Deployed on all four sides at the top of the rectangular marble pillar is a relief frieze depicting the Battle of Pydna. The frieze runs 6.5 meters long and 0.31 meters high. The figures are carved in high relief out of white veined marble with a brown patina. The frieze is the earliest known example of Greek sculpture in a purely Roman context. The Hellenistic style reliefs are the first surviving sculpture that depicts a Roman historical narrative. There is no landscape or context filling the space, the relief only depicts the two armies in combat, both on foot and horseback. In between scenes of combat lie dead or dying warriors. Battle scenes are made lively with foreshortening from the rear and a strong attention to detail. The two sides can be distinguished by differentiating detail in the armor and weapons. The Romans carry large oval shields (scuta) while the Macedonians' shields are rounded. Nude warriors, once thought to be heroic nudes of fallen Romans, are probably Celtic mercenaries serving under Perseus.

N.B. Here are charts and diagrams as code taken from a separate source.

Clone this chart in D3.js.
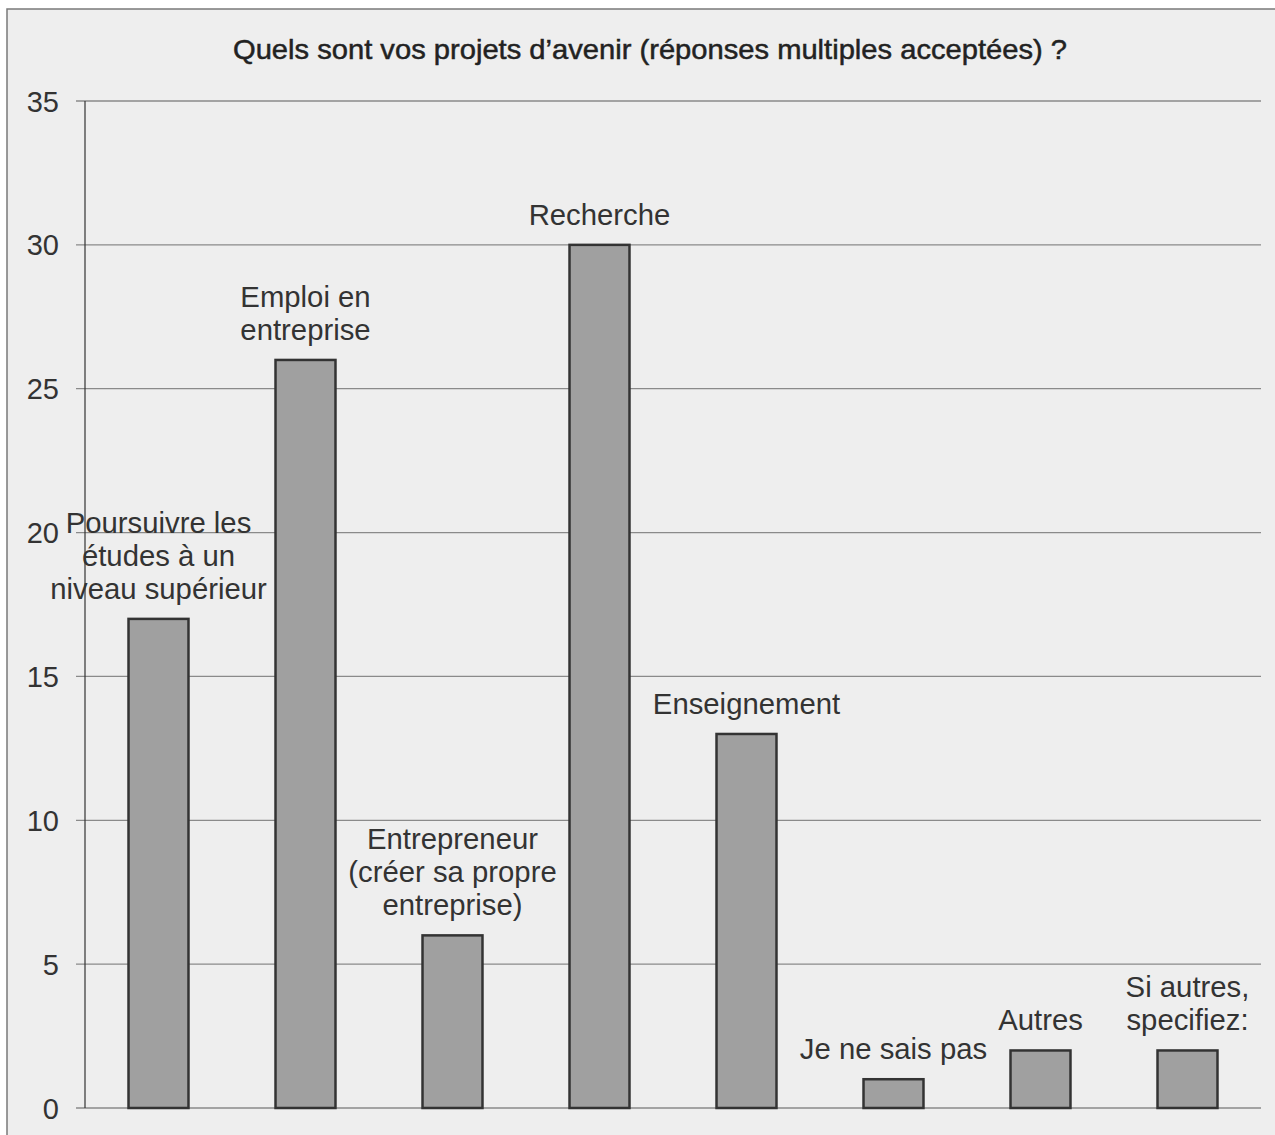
<!DOCTYPE html>
<html><head><meta charset="utf-8">
<script src="https://cdn.jsdelivr.net/npm/d3@7"></script>
<style>body{margin:0;background:#fff;}svg{display:block;font-family:"Liberation Sans",Arial,sans-serif;}</style>
</head><body>
<script>
const categories = ["Poursuivre les études à un niveau supérieur","Emploi en entreprise","Entrepreneur (créer sa propre entreprise)","Recherche","Enseignement","Je ne sais pas","Autres","Si autres, specifiez:"];
const labelLines = [["Poursuivre les","études à un","niveau supérieur"],["Emploi en","entreprise"],["Entrepreneur","(créer sa propre","entreprise)"],["Recherche"],["Enseignement"],["Je ne sais pas"],["Autres"],["Si autres,","specifiez:"]];
const values = [17,26,6,30,13,1,2,2];
const yTicks = [0,5,10,15,20,25,30,35];
const title = "Quels sont vos projets d’avenir (réponses multiples acceptées) ?";

const W=1275,H=1135;
const svg=d3.select("body").append("svg").attr("width",W).attr("height",H);
svg.append("rect").attr("x",7).attr("y",9).attr("width",1300).attr("height",1200)
  .attr("fill","#eeeeee").attr("stroke","#7a7a7a").attr("stroke-width",1.5);

const x=d3.scaleBand().domain(categories).range([85,1261]).paddingInner(0.592).paddingOuter(0.296);
const y=d3.scaleLinear().domain([0,35]).range([1108,101]);

svg.append("text").attr("x",650).attr("y",58.5).attr("text-anchor","middle")
  .attr("font-size",28.5).attr("fill","#222").attr("stroke","#222").attr("stroke-width",0.5)
  .attr("textLength",834).attr("lengthAdjust","spacingAndGlyphs").text(title);

const g=svg.append("g");
g.selectAll("line.grid").data(yTicks).join("line").attr("class","grid")
  .attr("x1",76).attr("x2",1261).attr("y1",d=>y(d)).attr("y2",d=>y(d))
  .attr("stroke","#8a8a8a").attr("stroke-width",1.3);
g.selectAll("text.yt").data(yTicks).join("text").attr("class","yt")
  .attr("x",59).attr("y",d=>y(d)+10.5).attr("text-anchor","end")
  .attr("font-size",29).attr("fill","#333").text(d=>d);
g.append("line").attr("x1",85).attr("x2",85).attr("y1",y(35)).attr("y2",y(0))
  .attr("stroke","#333").attr("stroke-width",1.2);

g.selectAll("rect.bar").data(values).join("rect").attr("class","bar")
  .attr("x",(d,i)=>x(categories[i])).attr("width",x.bandwidth())
  .attr("y",d=>y(d)).attr("height",d=>y(0)-y(d))
  .attr("fill","#a0a0a0").attr("stroke","#333").attr("stroke-width",2.5);

values.forEach((v,i)=>{
  const lines=labelLines[i];
  const cx=x(categories[i])+x.bandwidth()/2;
  const base=y(v)-20;
  lines.forEach((t,j)=>{
    svg.append("text").attr("x",cx).attr("y",base-(lines.length-1-j)*33)
      .attr("text-anchor","middle").attr("font-size",29.3).attr("fill","#333").text(t);
  });
});
</script>
</body></html>
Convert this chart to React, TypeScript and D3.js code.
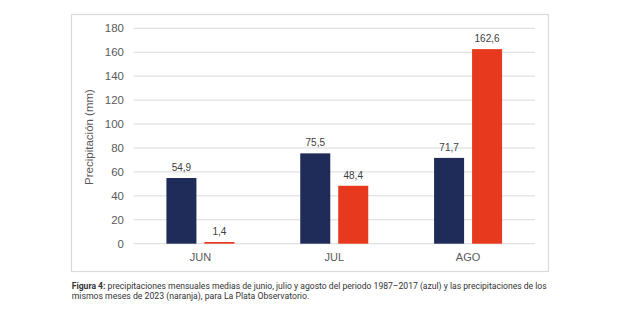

On one side of the frieze, a riderless horse appears dominating the scene. This alludes to the story that said the battle developed from pickets skirmishing over an escaped horse (or mule). Legends said an oracle predicted that whichever side started the battle would lose. Before the battle, a Roman horse got loose and ran towards the opposition, which caused Perseus to assume the Romans had initiated battle. When he attacked in return, Perseus then started the battle himself. For this reason, the riderless horse indicates that the relief specifically depicts the Battle of Pydna, opposed to some generic scene of combat between the Romans and Macedonians. Some suggest that each panel should be read as a different phase of the battle, from the initial skirmishing to the final rout. Taylor argues that the four reliefs together were intended to depict a single scene of Roman victory, and that the prominence of cavalry throughout alludes to the successful mounted pursuit of fleeing Macedonians after the phalanx had broken.